At last, in July 1860, the great powers decided to act with France taking the initiative dispatching 7,000 troops. The Ottomans fearing this intervention sent their foreign minister, Fouad Pasha, to Lebanon ahead of the French and put an end to the violence. The French troops landed in Beirut in August 1860.

On October 5, 1860, an international commission composed of France, Britain, Austria, Prussia, and the Ottoman Empire met to investigate the causes of the events of 1860 and to recommend a new administrative and judicial system for Lebanon that would prevent the recurrence of such events. The commission members agreed that the partition of Mount Lebanon in 1842 between Druzes and Christians had been responsible for the massacre. Hence, in the Statute of June 9, 1861 Lebanon was separated from Syrian administration and reunited under a non-Lebanese Christian moutasarrif (governor) appointed by the Ottoman sultan, with the approval of the European powers. The moutasarrif was to be assisted by an administrative council of twelve members from the various religious communities in Lebanon. Maronite nationalists strongly objected to a non-Lebanese governor and insisted on self-rule.
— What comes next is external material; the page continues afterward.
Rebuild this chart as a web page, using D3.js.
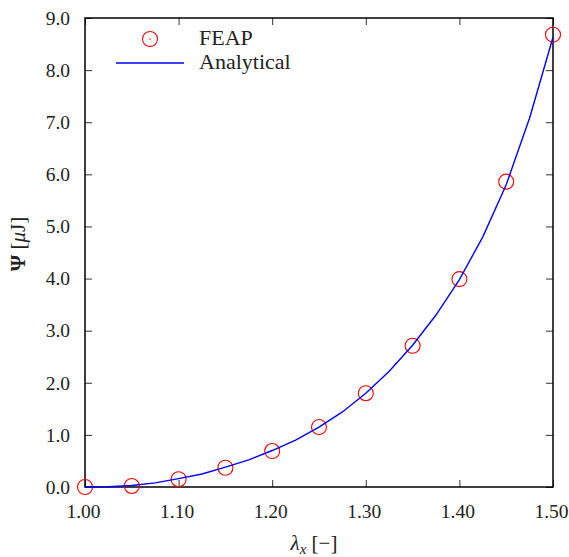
<!DOCTYPE html>
<html>
<head>
<meta charset="utf-8">
<script src="https://cdn.jsdelivr.net/npm/d3@7"></script>
<style>
  body { margin: 0; background: #fff; }
</style>
</head>
<body>
<div id="chart"></div>
<script>
// FEAP results
var feapX = [1.00, 1.05, 1.10, 1.15, 1.20, 1.25, 1.30, 1.35, 1.40, 1.45, 1.50];
var feapY = [0.00, 0.02, 0.15, 0.37, 0.69, 1.15, 1.80, 2.71, 3.99, 5.86, 8.68];

// analytical curve samples
var anaX = [1.000, 1.025, 1.050, 1.075, 1.100, 1.125, 1.150, 1.175, 1.200, 1.225, 1.250,
            1.275, 1.300, 1.325, 1.350, 1.375, 1.400, 1.425, 1.450, 1.475, 1.500];
var anaY = [0.000, 0.005, 0.03, 0.08, 0.16, 0.25, 0.38, 0.52, 0.70, 0.90, 1.15,
            1.44, 1.80, 2.22, 2.72, 3.30, 3.98, 4.80, 5.80, 7.08, 8.63];

// ticks
var xTicks = [1.00, 1.10, 1.20, 1.30, 1.40, 1.50];
var yTicks = [0, 1, 2, 3, 4, 5, 6, 7, 8, 9];

var serif = '"Liberation Serif", "Times New Roman", serif';

var svgWidth = 569;
var svgHeight = 557;
var margin = { top: 18, right: 16, bottom: 70, left: 85 };
var chartWidth = svgWidth - margin.left - margin.right;
var chartHeight = svgHeight - margin.top - margin.bottom;

var svg = d3.select("#chart")
  .append("svg")
  .attr("width", svgWidth)
  .attr("height", svgHeight)
  .attr("font-family", serif);

var g = svg.append("g")
  .attr("transform", `translate(${margin.left}, ${margin.top})`);

var x = d3.scaleLinear().domain([1.0, 1.5]).range([0, chartWidth]);
var y = d3.scaleLinear().domain([0, 9]).range([chartHeight, 0]);

var tickLen = 7;

// axes with inward ticks, mirrored on top/right
var xAxis = d3.axisBottom(x).tickValues(xTicks).tickSizeInner(-tickLen).tickSizeOuter(0)
  .tickPadding(17).tickFormat(d3.format(".2f"));
var yAxis = d3.axisLeft(y).tickValues(yTicks).tickSizeInner(-tickLen).tickSizeOuter(0)
  .tickPadding(15).tickFormat(d3.format(".1f"));
var xTop = d3.axisTop(x).tickValues(xTicks).tickSizeInner(-tickLen).tickSizeOuter(0).tickFormat("");
var yRight = d3.axisRight(y).tickValues(yTicks).tickSizeInner(-tickLen).tickSizeOuter(0).tickFormat("");

var gx = g.append("g").attr("transform", `translate(0, ${chartHeight})`).call(xAxis);
var gy = g.append("g").call(yAxis);
var gt = g.append("g").call(xTop);
var gr = g.append("g").attr("transform", `translate(${chartWidth}, 0)`).call(yRight);

[gx, gy, gt, gr].forEach(function(a) {
  a.attr("font-family", serif).attr("font-size", 19.5);
  a.select(".domain").remove();
  a.selectAll("line").attr("stroke", "#333").attr("stroke-width", 1);
  a.selectAll("text").attr("fill", "#222");
});
gx.selectAll("text").attr("dx", -2);

// frame
g.append("rect")
  .attr("width", chartWidth)
  .attr("height", chartHeight)
  .attr("fill", "none")
  .attr("stroke", "#000")
  .attr("stroke-width", 1.5);

// FEAP circles
var feap = feapX.map((d, i) => ({ x: d, y: feapY[i] }));
g.selectAll("circle.feap")
  .data(feap)
  .enter()
  .append("circle")
  .attr("class", "feap")
  .attr("cx", d => x(d.x))
  .attr("cy", d => y(d.y))
  .attr("r", 7.5)
  .attr("fill", "none")
  .attr("stroke", "#f00")
  .attr("stroke-width", 1.1);

// analytical line
var ana = anaX.map((d, i) => ({ x: d, y: anaY[i] }));
var line = d3.line().x(d => x(d.x)).y(d => y(d.y));
g.append("path")
  .datum(ana)
  .attr("d", line)
  .attr("fill", "none")
  .attr("stroke", "#00f")
  .attr("stroke-width", 1.4);

// legend
var leg = svg.append("g").attr("fill", "#222");
leg.append("circle").attr("cx", 150).attr("cy", 39).attr("r", 7.5)
  .attr("fill", "none").attr("stroke", "#f00").attr("stroke-width", 1.1);
leg.append("circle").attr("cx", 150).attr("cy", 39).attr("r", 0.9).attr("fill", "#f66");
leg.append("text").attr("x", 199).attr("y", 45).attr("font-size", 22).text("FEAP");
leg.append("line").attr("x1", 116).attr("x2", 184).attr("y1", 63).attr("y2", 63)
  .attr("stroke", "#00f").attr("stroke-width", 1.4);
leg.append("text").attr("x", 199).attr("y", 69).attr("font-size", 22).text("Analytical");

// axis titles
var xl = svg.append("text")
  .attr("x", 314)
  .attr("y", 550)
  .attr("text-anchor", "middle")
  .attr("fill", "#222")
  .attr("font-size", 21);
xl.append("tspan").attr("font-style", "italic").text("λ");
xl.append("tspan").attr("font-style", "italic").attr("font-size", 15).attr("dy", 4).text("x");
xl.append("tspan").attr("dy", -4).text(" [−]");

var yl = svg.append("text")
  .attr("transform", "translate(25, 244) rotate(-90)")
  .attr("text-anchor", "middle")
  .attr("fill", "#222")
  .attr("font-size", 21);
yl.append("tspan").attr("font-weight", "bold").text("Ψ");
yl.append("tspan").text(" [");
yl.append("tspan").attr("font-style", "italic").text("μ");
yl.append("tspan").text("J]");
</script>
</body>
</html>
This Statute which was revised on September 6, 1864 and also adhered to by Italy in 1867 recognized and guaranteed the autonomy of Lebanon, but not the Lebanon of Fakhr-al-Din and Bachir, but one stripped of its maritime and inter-mountain plains with their cities and reduced to its mountainous region. Only Mount Lebanon was to be out of the Ottoman grasp. The leading signatory, Turkey, cherished the conviction that Lebanon, without its ports, cities, and plains was unviable and could not survive. Turkey was wrong, despite the moutasarrifs being totally incompetent and completely subservient to Constantinople, Lebanon, thanks to the efforts of its inhabitants, not only survived, but registered a record of prosperity, security, and progress that made it the envy of the provinces of the Ottoman Empire.